- _What is asked_:
Retype each line exactly. Skip images.

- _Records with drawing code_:
---+---
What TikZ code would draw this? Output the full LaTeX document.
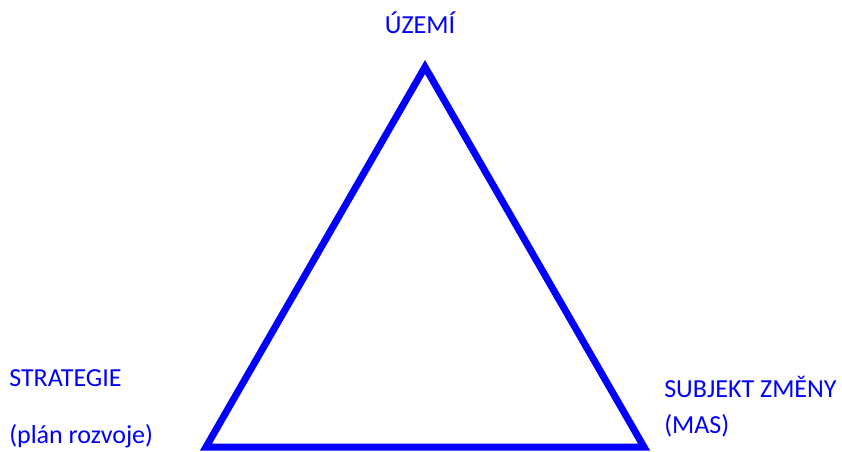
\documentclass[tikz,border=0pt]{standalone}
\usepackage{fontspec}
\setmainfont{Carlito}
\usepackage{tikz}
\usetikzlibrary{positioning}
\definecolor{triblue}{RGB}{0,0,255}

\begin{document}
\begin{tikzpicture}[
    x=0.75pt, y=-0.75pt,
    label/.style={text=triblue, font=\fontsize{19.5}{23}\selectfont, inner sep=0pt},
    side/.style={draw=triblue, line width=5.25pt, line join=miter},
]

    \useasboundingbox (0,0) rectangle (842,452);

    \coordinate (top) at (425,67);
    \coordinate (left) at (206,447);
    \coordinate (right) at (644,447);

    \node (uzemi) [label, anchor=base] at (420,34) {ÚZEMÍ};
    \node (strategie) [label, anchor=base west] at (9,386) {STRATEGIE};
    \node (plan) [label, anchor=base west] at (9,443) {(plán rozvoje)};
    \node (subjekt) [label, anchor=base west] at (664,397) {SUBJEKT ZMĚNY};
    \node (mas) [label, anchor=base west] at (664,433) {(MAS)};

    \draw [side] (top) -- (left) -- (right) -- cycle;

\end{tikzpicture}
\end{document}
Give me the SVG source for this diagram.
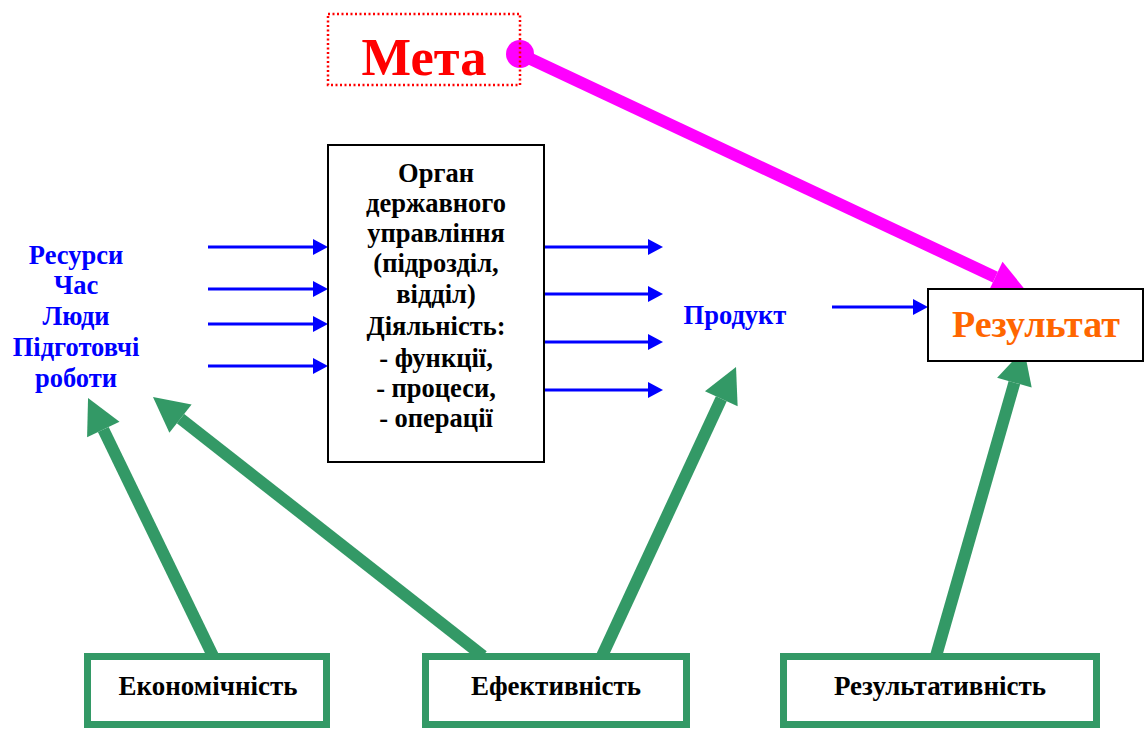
---+---
- _Full response_:
What TikZ code would draw this? Output the full LaTeX document.
\documentclass[tikz,border=0pt]{standalone}
\usepackage{fontspec}
\setmainfont{Carlito}
\usepackage{tikz}
\usetikzlibrary{positioning}
\definecolor{triblue}{RGB}{0,0,255}

\begin{document}
\begin{tikzpicture}[
    x=0.75pt, y=-0.75pt,
    label/.style={text=triblue, font=\fontsize{19.5}{23}\selectfont, inner sep=0pt},
    side/.style={draw=triblue, line width=5.25pt, line join=miter},
]

    \useasboundingbox (0,0) rectangle (842,452);

    \coordinate (top) at (425,67);
    \coordinate (left) at (206,447);
    \coordinate (right) at (644,447);

    \node (uzemi) [label, anchor=base] at (420,34) {ÚZEMÍ};
    \node (strategie) [label, anchor=base west] at (9,386) {STRATEGIE};
    \node (plan) [label, anchor=base west] at (9,443) {(plán rozvoje)};
    \node (subjekt) [label, anchor=base west] at (664,397) {SUBJEKT ZMĚNY};
    \node (mas) [label, anchor=base west] at (664,433) {(MAS)};

    \draw [side] (top) -- (left) -- (right) -- cycle;

\end{tikzpicture}
\end{document}
Give me the SVG source for this diagram.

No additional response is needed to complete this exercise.